The Three Most Common Types of Mortgages
Choosing which sort of mortgage to take on is very important as it determines how much you pay every month and how long it will take to pay off your loan. Below are the three most common types of mortgages offered in the USA.
1. Fixed-Rate Mortgage
The fixed rate mortgage is the most common type of mortgage in the US (representing about 75% of all home loans). With this option, the interest rate remains the same for the entire life of the loan making it easier to budget ever month. These loans are usually come with 15 or 30 year terms (30 being more common as it comes with a lower monthly payment).
For the consistency of a fixed rate, borrowers will typically pay a premium.

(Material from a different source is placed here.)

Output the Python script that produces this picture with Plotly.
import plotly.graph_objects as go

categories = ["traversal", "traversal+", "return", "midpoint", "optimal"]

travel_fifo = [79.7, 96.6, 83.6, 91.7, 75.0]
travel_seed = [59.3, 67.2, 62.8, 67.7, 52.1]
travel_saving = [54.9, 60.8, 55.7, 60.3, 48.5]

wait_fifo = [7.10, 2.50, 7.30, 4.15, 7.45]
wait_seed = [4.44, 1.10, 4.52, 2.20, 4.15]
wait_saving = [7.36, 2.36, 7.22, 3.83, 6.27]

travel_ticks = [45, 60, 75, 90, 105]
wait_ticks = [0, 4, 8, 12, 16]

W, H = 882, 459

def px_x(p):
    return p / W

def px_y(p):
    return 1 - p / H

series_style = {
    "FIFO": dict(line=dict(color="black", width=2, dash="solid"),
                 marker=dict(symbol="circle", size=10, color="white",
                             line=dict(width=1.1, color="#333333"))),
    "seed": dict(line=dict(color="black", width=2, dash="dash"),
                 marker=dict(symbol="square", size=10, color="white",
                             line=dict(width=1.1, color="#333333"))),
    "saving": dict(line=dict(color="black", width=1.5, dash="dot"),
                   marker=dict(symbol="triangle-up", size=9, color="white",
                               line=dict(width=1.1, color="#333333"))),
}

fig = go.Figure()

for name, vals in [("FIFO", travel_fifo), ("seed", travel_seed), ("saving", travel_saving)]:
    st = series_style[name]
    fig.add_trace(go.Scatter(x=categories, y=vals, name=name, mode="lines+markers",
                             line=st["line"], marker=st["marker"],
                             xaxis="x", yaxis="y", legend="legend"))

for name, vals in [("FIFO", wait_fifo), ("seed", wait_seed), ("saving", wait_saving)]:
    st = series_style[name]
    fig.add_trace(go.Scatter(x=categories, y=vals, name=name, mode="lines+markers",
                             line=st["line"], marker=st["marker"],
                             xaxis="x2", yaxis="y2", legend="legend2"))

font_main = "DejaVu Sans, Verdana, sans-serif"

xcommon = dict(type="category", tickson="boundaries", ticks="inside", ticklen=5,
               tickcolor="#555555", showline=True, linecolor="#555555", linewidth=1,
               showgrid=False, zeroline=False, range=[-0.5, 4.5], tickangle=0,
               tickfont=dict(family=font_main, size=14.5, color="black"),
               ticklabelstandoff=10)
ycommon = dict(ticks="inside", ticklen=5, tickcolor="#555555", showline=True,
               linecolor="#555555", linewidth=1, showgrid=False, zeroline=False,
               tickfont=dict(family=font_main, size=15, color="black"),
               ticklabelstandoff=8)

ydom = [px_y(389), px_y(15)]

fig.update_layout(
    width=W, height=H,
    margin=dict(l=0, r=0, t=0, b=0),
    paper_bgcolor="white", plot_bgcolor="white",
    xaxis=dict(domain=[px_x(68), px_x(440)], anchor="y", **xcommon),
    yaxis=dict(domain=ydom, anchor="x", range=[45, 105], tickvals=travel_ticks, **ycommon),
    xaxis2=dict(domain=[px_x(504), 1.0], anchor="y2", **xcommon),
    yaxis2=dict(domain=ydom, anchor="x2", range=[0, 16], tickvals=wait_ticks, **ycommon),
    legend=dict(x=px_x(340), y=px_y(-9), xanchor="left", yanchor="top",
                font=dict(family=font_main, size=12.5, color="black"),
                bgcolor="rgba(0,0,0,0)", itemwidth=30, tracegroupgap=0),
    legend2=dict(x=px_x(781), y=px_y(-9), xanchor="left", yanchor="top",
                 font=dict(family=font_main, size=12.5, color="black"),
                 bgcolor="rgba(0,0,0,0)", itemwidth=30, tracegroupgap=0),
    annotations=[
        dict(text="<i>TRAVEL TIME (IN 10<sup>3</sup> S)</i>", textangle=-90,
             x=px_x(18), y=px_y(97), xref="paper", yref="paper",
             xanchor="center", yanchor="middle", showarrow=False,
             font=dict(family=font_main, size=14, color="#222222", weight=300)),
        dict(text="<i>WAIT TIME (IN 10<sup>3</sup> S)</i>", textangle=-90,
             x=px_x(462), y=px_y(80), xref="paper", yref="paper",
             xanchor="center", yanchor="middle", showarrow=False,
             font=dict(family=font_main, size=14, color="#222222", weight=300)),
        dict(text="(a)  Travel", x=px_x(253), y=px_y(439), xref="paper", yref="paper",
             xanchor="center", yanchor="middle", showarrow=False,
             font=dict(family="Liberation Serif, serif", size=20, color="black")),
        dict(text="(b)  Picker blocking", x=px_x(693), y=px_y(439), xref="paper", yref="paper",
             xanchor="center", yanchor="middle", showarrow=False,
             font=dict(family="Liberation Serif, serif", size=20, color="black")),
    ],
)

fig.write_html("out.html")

However, if you plan to stay in your home for the next 7-10 years, a fixed rate mortgage could be a good option.
2. Adjustable rate mortgage
The adjustable rate mortgage is a loan with an initial fixed rate that then adjusts to the market periodically. Buyers with an ARM can take advantage of lower interest rates. However, they are also subject to fluctuations in the market. This type of loan may best for those who don’t plan to hold a mortgage for a long time. Alternatively, you can take on a fixed-rate mortgage and refinance in the future should interest rates go down.
3. Government Insured Mortgage
While the government itself if not a mortgage lender, it does back mortgages that fit specific criteria:
Federal Housing Authority (FHA) Loans: This loan is great for people who don’t have substantial cash saved up for a down payment and don’t have a solid credit history. To secure this loan, you must have a minimum 580 credit score for a 3.5% down payment (500 is accepted if you put 10% down). Note however that this loan can be costly if you put down less than 10%. FHA loans require two mortgage premiums; one paid upfront and the other annually for the life of the loan. This type of loan must also meet the FHA standards.
Veterans Affairs (VA) Loans: For both active duty and veterans, a VA loan can provide low interest rate mortgages with zero down payment. Check out the VA website to see how you can apply.
US Department of Agriculture (USDA) Loans: The USDA loan may be of benefit to you if you’re of moderate-low income and looking to purchase in a rural area. In order to qualify, you must purchase a home in a USDA-eligible area. Click here to see if you qualify.
Be cautious with the balloon mortgage
While not as common, buyers should be wary of a balloon mortgage or a balloon mortgage clause in their agreement. With a balloon mortgage, the borrower makes small fixed-rate payments for a period of time and then makes one large pay-off at the end of the loan. This method can work well for borrowers who plan to sell the home before the balloon pay-off due date. However, this mortgage is risky and generally not advised to the average person for the following reasons: The homeowner has little or no equity in the house for a long period of time (having made smaller payments), to be profitable the borrower has to sell or refinance for at least the amount of the balloon payment, the borrower is taking on a lot of risk having to come up with a large sum of money by a specific point in time.